After President Bush's farewell speech, John King said of Bush's program to fight AIDS in Africa, “Any liberal will tell you it has been a dramatic success.” However, progressives and health organizations have criticized the legislation that authorized the program, which originally required that 33 percent of funds be spent on abstinence-until-marriage education -- a provision the Bush administration reportedly lobbied Congress to add.
Ignoring contrary evidence, CNN's King said of Bush's African AIDS program: “Any liberal will tell you it has been a dramatic success”
Written by Dianna Parker
Published
In an analysis of President Bush's farewell speech on the January 15 edition of CNN's Campbell Brown: No Bias, No Bull, chief national correspondent John King said of Bush's program to fight AIDS in Africa, “Any liberal will tell you it has been a dramatic success.” However, progressives and health organizations have, in fact, been critical of the legislation that authorized the President's Emergency Plan for AIDS Relief (PEPFAR), which required that starting in fiscal year 2006, 33 percent of funds for AIDS prevention be spent on abstinence-until-marriage education -- a provision the Bush administration reportedly lobbied Congress to add.
As Media Matters for America has documented, according to many of the government officials responsible for managing PEPFAR abroad, as well as the Institute of Medicine, the Government Accountability Office, and the Center for Public Integrity (CPI), the abstinence-until-marriage education requirement hindered PEPFAR's effectiveness in preventing the spread of AIDS. Congress removed the requirement when it reauthorized PEPFAR in 2008.

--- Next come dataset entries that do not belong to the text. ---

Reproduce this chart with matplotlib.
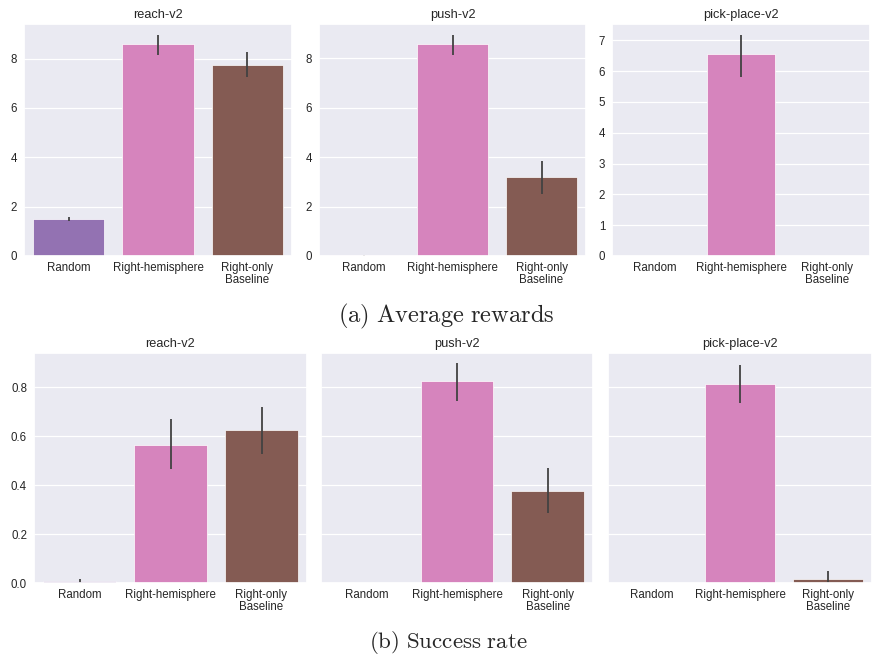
import matplotlib
matplotlib.use("Agg")
import matplotlib.pyplot as plt
import seaborn as sns

sns.set_theme(style="darkgrid")
plt.rcParams['font.family'] = ['Liberation Sans', 'DejaVu Sans']
plt.rcParams['mathtext.fontset'] = 'cm'

methods = ["Random", "Right-hemisphere", "Right-only\nBaseline"]
tasks = ["reach-v2", "push-v2", "pick-place-v2"]

# Average rewards: mean, ci low, ci high
reward_mean = [[1.50, 8.60, 7.74], [0.03, 8.57, 3.18], [0.00, 6.57, 0.005]]
reward_lo = [[1.42, 8.15, 7.24], [0.02, 8.14, 2.51], [0.00, 5.82, 0.0]]
reward_hi = [[1.58, 8.97, 8.27], [0.04, 8.96, 3.86], [0.00, 7.18, 0.01]]
reward_ylim = [9.40, 9.39, 7.53]

# Success rate: mean, ci low, ci high
success_mean = [[0.008, 0.566, 0.626], [0.0, 0.826, 0.376], [0.0, 0.816, 0.015]]
success_lo = [[0.0, 0.465, 0.527], [0.0, 0.746, 0.286], [0.0, 0.736, 0.0]]
success_hi = [[0.016, 0.669, 0.720], [0.002, 0.900, 0.469], [0.0, 0.890, 0.050]]
success_ylim = 0.941

base_colors = ["tab:purple", "tab:pink", "tab:brown"]
colors = [sns.desaturate(c, 0.75) for c in base_colors]

W, H = 872, 662
fig = plt.figure(figsize=(W / 100, H / 100), dpi=100)


def add_ax(x0, x1, y0, y1):
    return fig.add_axes([x0 / W, 1 - y1 / H, (x1 - x0) / W, (y1 - y0) / H])


def style(ax):
    ax.xaxis.grid(False)
    ax.yaxis.grid(True, color="white", linewidth=0.9)
    ax.tick_params(axis='y', labelsize=8.3, length=0, pad=5, labelcolor="#262626")
    ax.tick_params(axis='x', labelsize=8.3, length=0, pad=4, labelcolor="#262626")


top_boxes = [(24, 292), (319, 586), (612, 870)]
bot_boxes = [(34, 307), (321, 593), (608, 872)]

for i, task in enumerate(tasks):
    ax = add_ax(top_boxes[i][0], top_boxes[i][1], 24, 256)
    x = list(range(len(methods)))
    ax.bar(x, reward_mean[i], width=0.8, color=colors, edgecolor="white", linewidth=0.5)
    ax.vlines(x, reward_lo[i], reward_hi[i], color="#424242", linewidth=1.3)
    ax.set_xlim(-0.5, 2.5)
    ax.set_ylim(0, reward_ylim[i])
    ax.set_xticks(x)
    ax.set_xticklabels(methods, linespacing=1.0)
    style(ax)
    ax.set_title(task, fontsize=9.2, pad=4, color="#262626")

fig.text(446 / W, 1 - 316 / H, r"$\mathrm{(a)\ Average\ rewards}$", ha="center", va="center", fontsize=17.6)

for i, task in enumerate(tasks):
    ax = add_ax(bot_boxes[i][0], bot_boxes[i][1], 353, 583)
    x = list(range(len(methods)))
    ax.bar(x, success_mean[i], width=0.8, color=colors, edgecolor="white", linewidth=0.5)
    ax.vlines(x, success_lo[i], success_hi[i], color="#424242", linewidth=1.3)
    ax.set_xlim(-0.5, 2.5)
    ax.set_ylim(0, success_ylim)
    ax.set_yticks([0.0, 0.2, 0.4, 0.6, 0.8])
    ax.set_xticks(x)
    ax.set_xticklabels(methods, linespacing=1.0)
    if i > 0:
        ax.set_yticklabels([])
    else:
        ax.set_yticklabels(["0.0", "0.2", "0.4", "0.6", "0.8"])
    style(ax)
    ax.set_title(task, fontsize=9.2, pad=4, color="#262626")

fig.text(448 / W, 1 - 643 / H, r"$\mathrm{(b)\ Success\ rate}$", ha="center", va="center", fontsize=16.5)

fig.savefig("out.png", dpi=100)
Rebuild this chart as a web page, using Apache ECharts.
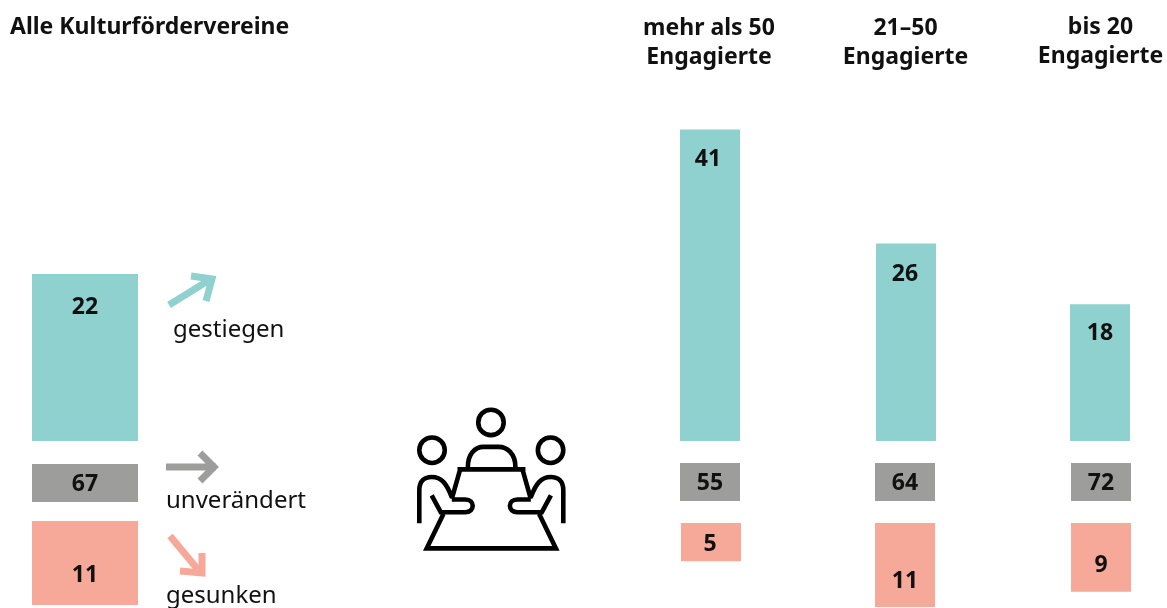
<!DOCTYPE html>
<html>
<head>
<meta charset="utf-8">
<script src="https://cdn.jsdelivr.net/npm/echarts@6/dist/echarts.min.js"></script>
<style>
  html, body { margin: 0; padding: 0; background: #fff; }
  #chart { width: 1167px; height: 608px; }
</style>
</head>
<body>
<div id="chart"></div>
<script>
// Werte
const groups = ["Alle Kulturfördervereine", "mehr als 50\nEngagierte", "21–50\nEngagierte", "bis 20\nEngagierte"];
const gestiegen = [22, 41, 26, 18];
const unveraendert = [67, 55, 64, 72];
const gesunken = [11, 5, 11, 9];
const legendNames = ["gestiegen", "unverändert", "gesunken"];

const TEXT = "#111111";
const FONT = '"Noto Sans", sans-serif';
const widths = [106, 60, 60, 60];

// one grid per bar, the rows only differ in placement and scale
const rows = [
  {
    name: legendNames[0], values: gestiegen, color: "#8FD1CE",
    lefts: [32, 680, 876, 1070], tops: [122, 122, 122, 122], height: 319, max: () => 42,
    position: "insideTop", labelDx: [0, -2, -1, 0], labelDy: [22, 18, 19, 18],
  },
  {
    name: legendNames[1], values: unveraendert, color: "#9D9D9C",
    // grey bars all have the same height in the original, whatever the value
    lefts: [32, 680, 875, 1071], tops: [464, 463, 463, 463], height: 38, max: (v) => v,
    position: "inside", labelDx: [0, 0, 0, 0], labelDy: [1, 1, 1, 1],
  },
  {
    name: legendNames[2], values: gesunken, color: "#F6A899", inverse: true,
    lefts: [32, 681, 875, 1071], tops: [521, 523, 523, 523], height: 84, max: () => 11,
    position: "inside", labelDx: [0, -1, 0, 0], labelDy: [12, 2, 16, 8],
  },
];

const grid = [], xAxis = [], yAxis = [], series = [];
rows.forEach((row) => {
  row.values.forEach((v, i) => {
    const idx = grid.length;
    grid.push({ left: row.lefts[i], top: row.tops[i], width: widths[i], height: row.height });
    xAxis.push({ type: "category", gridIndex: idx, data: [groups[i]], show: false });
    yAxis.push({ type: "value", gridIndex: idx, min: 0, max: row.max(v), inverse: !!row.inverse, show: false });
    series.push({
      type: "bar",
      name: row.name,
      xAxisIndex: idx,
      yAxisIndex: idx,
      data: [v],
      barWidth: "100%",
      silent: true,
      itemStyle: { color: row.color },
      label: {
        show: true,
        position: row.position,
        distance: 0,
        offset: [row.labelDx[i], row.labelDy[i]],
        color: TEXT,
        fontFamily: FONT,
        fontWeight: "bold",
        fontSize: 23,
      },
    });
  });
});

function text(str, x, y, bold, align) {
  return {
    type: "text",
    x: x,
    y: y,
    silent: true,
    style: {
      text: str,
      fill: TEXT,
      font: bold ? "bold 23px " + FONT : "24px " + FONT,
      textAlign: align || "left",
      textVerticalAlign: "middle",
      lineHeight: 29,
    },
  };
}

function arrow(color, shaft, head) {
  const style = { stroke: color, lineWidth: 7, fill: null, lineJoin: "miter", lineCap: "butt" };
  return [
    { type: "polyline", silent: true, shape: { points: shaft }, style: style },
    { type: "polyline", silent: true, shape: { points: head }, style: style },
  ];
}

// Tisch mit drei Personen
const iconPath = [
  "M234 82a38 38 0 1 0 76 0a38 38 0 1 0 -76 0",
  "M58 165a38 38 0 1 0 76 0a38 38 0 1 0 -76 0",
  "M412 165a38 38 0 1 0 76 0a38 38 0 1 0 -76 0",
  "M203 215C203 175 225 155 250 155L295 155C320 155 345 175 345 215",
  "M172 222L375 222M180 222L155 310M366 222L391 310",
  "M130 355L80 458L466 458L416 355",
  "M58 383L58 285C58 255 75 245 95 245C125 245 140 265 155 305",
  "M95 300L122 350L195 350C225 350 225 312 195 312L155 312",
  "M488 383L488 285C488 255 471 245 451 245C421 245 406 265 391 305",
  "M451 300L424 350L351 350C321 350 321 312 351 312L391 312",
].join("");

series.push({
  type: "custom",
  coordinateSystem: "none",
  silent: true,
  data: [0],
  renderItem: () => ({
    type: "path",
    shape: { pathData: iconPath, layout: "cover", x: 419.3, y: 409.7, width: 144, height: 138.7 },
    style: { stroke: "#000", lineWidth: 4.6, fill: null },
  }),
});

const graphic = [
  text(groups[0], 10, 27, true),
  text(groups[1], 709, 43, true, "center"),
  text(groups[2], 905.5, 43, true, "center"),
  text(groups[3], 1100.5, 42, true, "center"),
  text(legendNames[0], 173, 330),
  text(legendNames[1], 166, 501),
  text(legendNames[2], 166, 596),
  ...arrow("#8FD1CE", [[169, 305], [211, 279]], [[191, 276], [212, 279], [206, 301]]),
  ...arrow("#9D9D9C", [[166, 467], [216, 467]], [[200, 453], [214, 467], [200, 481]]),
  ...arrow("#F6A899", [[170, 536], [200, 572]], [[202, 553], [202, 573], [180, 571]]),
];

const myChart = echarts.init(document.getElementById("chart"), null, { renderer: "canvas" });
myChart.setOption({
  animation: false,
  backgroundColor: "#fff",
  grid: grid,
  xAxis: xAxis,
  yAxis: yAxis,
  series: series,
  graphic: graphic,
});
</script>
</body>
</html>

In a November 2006 report titled “Bush's AIDS Initiative: Too Little Choice, Too Much Ideology,” the CPI stated that PEPFAR “has enabled his administration to funnel tens of millions of dollars to Christian faith-based organizations that support his ideology and form his political base.” The report quoted Dr. Paul Zeitz, executive director of the Global AIDS Alliance, asserting that PEPFAR “is failing to stop the global spread of AIDS and failing to help lead the world to stop this deadly disease. ... We have a flawed framework with flawed policies that have kept us from being where we should be by now.”
From the January 15 edition of CNN's Campbell Brown: No Bias, No Bull:
CAMPBELL BROWN (host): And John, of course, you covered this president for almost a decade. What was your reaction as he said goodbye tonight?
KING: That is George W. Bush, Campbell. You covered him as well. And he is a president who has become known to many Americans as almost a black-and-white figure. He said it himself: Good and evil is how he casts things. Some people don't like that. He was the president who said, “Dead or alive.” He was the president who said, “Bring it on.”
People have often seen him in the biggest battles of the presidency as a black-and-white, with-me-or-against-me kind of guy, but he's a lot more complicated than that. And, yes, you know, the economic collapse, Katrina, Iraq are stains on his legacy at the moment. He thinks history will judge him more kindly, but without a doubt, he leaves with those stains on his legacy.
But he also mentioned the program to fight AIDS in Africa. Any liberal will tell you it has been a dramatic success. He believes he has made a decent impact on public schools here in the United States. And he is a gentleman, to follow up on Wolf's point. Whatever you think of him politically, he is a gentleman. And his tribute to Barack Obama was genuine.